**Work to do**
List each line of the data in which the string "draw" appears.

**Dataset content**
****

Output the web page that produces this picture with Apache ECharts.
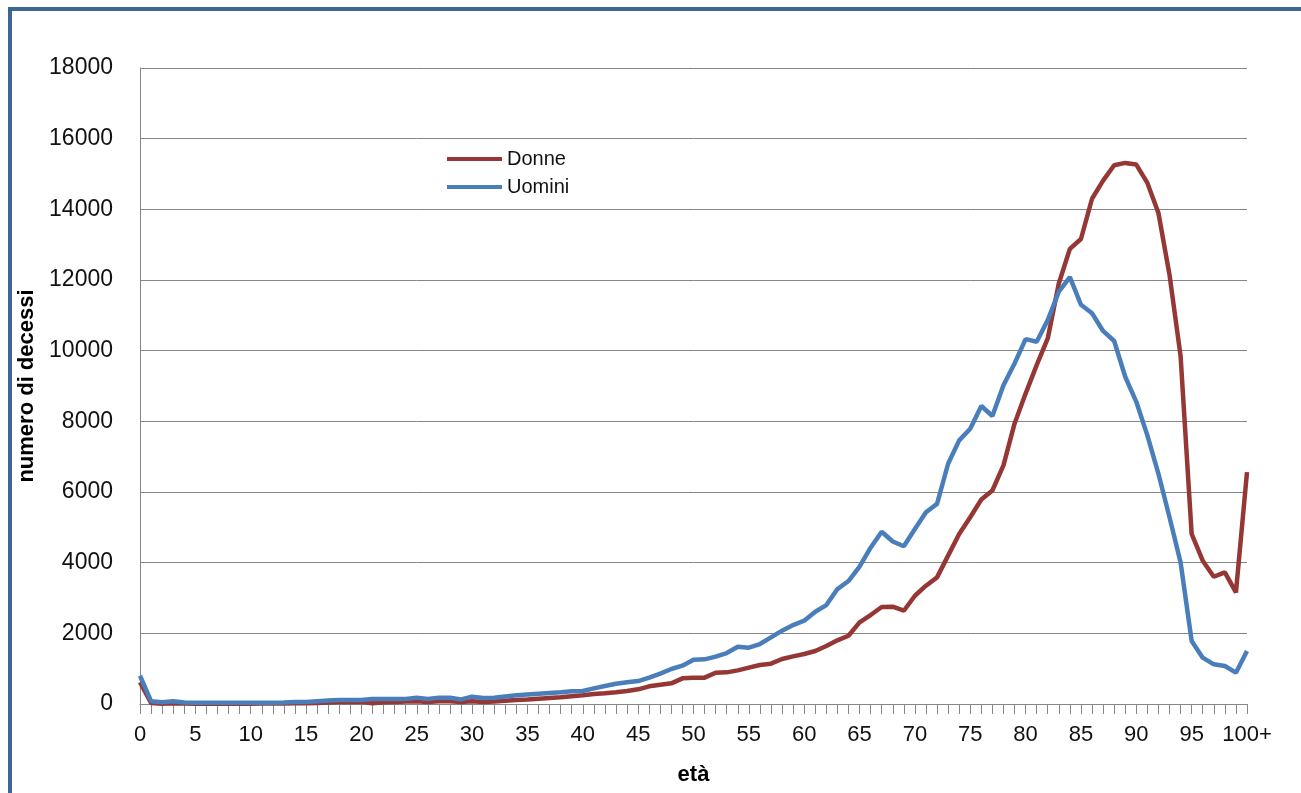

****

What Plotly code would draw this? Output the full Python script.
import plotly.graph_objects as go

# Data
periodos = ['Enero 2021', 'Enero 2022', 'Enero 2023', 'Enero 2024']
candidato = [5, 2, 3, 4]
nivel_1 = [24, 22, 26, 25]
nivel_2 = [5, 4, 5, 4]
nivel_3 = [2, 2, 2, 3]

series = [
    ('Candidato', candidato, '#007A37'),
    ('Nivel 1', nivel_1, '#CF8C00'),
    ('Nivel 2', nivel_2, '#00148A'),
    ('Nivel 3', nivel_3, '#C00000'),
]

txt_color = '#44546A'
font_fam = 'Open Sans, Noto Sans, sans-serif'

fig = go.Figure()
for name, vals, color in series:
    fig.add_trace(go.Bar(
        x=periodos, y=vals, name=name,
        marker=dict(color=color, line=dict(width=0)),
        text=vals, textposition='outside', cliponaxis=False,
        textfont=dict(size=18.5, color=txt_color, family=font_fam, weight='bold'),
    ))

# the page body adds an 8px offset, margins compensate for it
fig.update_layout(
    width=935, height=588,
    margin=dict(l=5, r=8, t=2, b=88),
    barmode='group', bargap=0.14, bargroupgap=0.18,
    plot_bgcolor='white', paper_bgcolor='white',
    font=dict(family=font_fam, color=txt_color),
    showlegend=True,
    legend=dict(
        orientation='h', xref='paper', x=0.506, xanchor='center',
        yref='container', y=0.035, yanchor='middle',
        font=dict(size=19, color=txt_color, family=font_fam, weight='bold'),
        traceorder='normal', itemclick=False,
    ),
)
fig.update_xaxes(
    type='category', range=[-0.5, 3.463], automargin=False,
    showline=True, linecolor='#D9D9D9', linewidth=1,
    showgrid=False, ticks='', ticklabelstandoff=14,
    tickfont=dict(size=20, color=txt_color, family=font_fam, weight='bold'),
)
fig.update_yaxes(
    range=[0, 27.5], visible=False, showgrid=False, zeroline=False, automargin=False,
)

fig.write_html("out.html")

****

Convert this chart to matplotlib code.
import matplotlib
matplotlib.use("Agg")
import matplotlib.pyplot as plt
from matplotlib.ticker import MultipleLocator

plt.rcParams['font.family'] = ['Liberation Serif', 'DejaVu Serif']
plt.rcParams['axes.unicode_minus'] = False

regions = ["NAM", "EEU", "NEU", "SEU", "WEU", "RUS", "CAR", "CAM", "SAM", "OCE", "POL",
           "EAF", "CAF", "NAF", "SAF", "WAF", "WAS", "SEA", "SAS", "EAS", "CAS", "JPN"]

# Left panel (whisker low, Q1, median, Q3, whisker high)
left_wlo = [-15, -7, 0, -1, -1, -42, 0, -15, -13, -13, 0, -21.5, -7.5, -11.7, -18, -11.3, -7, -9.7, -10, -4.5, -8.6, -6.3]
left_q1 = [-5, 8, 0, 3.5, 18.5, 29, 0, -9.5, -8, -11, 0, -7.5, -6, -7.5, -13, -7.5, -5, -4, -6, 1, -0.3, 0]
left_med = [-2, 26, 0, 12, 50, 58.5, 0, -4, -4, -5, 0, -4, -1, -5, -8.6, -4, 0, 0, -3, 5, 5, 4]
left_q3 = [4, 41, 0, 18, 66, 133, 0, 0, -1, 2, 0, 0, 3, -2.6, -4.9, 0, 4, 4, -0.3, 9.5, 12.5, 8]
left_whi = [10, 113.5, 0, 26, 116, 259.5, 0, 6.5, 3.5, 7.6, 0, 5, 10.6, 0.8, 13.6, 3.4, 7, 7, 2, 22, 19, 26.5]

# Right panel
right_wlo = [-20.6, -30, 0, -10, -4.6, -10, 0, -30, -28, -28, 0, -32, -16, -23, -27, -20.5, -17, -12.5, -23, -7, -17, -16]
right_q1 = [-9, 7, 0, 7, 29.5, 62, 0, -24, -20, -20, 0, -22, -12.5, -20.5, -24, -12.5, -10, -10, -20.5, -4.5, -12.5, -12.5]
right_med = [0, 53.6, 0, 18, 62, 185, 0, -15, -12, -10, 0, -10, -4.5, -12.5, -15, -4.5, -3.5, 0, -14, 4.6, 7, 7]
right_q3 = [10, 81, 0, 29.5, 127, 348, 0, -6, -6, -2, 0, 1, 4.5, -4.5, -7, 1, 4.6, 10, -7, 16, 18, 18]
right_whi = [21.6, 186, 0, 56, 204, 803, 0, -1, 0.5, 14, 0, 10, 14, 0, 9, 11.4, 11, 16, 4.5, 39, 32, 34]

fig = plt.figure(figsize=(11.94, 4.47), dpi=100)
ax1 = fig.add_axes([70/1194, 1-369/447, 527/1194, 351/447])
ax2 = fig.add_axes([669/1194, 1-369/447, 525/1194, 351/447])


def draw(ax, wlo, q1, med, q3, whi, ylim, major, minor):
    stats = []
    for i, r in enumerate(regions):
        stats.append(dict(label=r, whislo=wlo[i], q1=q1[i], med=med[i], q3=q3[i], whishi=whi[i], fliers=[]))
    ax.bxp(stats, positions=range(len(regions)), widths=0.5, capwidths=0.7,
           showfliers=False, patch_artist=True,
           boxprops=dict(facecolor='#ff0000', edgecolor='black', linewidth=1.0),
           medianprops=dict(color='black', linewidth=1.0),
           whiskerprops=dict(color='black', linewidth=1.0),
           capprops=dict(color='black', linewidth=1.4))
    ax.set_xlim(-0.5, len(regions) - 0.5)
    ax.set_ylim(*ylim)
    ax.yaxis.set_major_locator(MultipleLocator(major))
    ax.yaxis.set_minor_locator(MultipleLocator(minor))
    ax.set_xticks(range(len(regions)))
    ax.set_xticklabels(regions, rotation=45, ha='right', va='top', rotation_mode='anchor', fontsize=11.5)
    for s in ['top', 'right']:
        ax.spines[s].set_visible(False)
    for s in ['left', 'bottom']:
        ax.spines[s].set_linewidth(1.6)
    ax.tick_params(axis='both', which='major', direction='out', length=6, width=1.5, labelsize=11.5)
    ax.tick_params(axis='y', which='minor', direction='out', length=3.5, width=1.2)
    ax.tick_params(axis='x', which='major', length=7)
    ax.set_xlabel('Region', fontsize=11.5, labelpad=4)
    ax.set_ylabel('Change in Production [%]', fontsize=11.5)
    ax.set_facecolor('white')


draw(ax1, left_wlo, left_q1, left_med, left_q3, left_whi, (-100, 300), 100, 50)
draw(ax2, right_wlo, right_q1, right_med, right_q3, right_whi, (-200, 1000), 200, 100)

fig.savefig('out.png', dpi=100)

****

**Response**
What Plotly code would draw this? Output the full Python script.
def draw(ax, wlo, q1, med, q3, whi, ylim, major, minor):
draw(ax1, left_wlo, left_q1, left_med, left_q3, left_whi, (-100, 300), 100, 50)
draw(ax2, right_wlo, right_q1, right_med, right_q3, right_whi, (-200, 1000), 200, 100)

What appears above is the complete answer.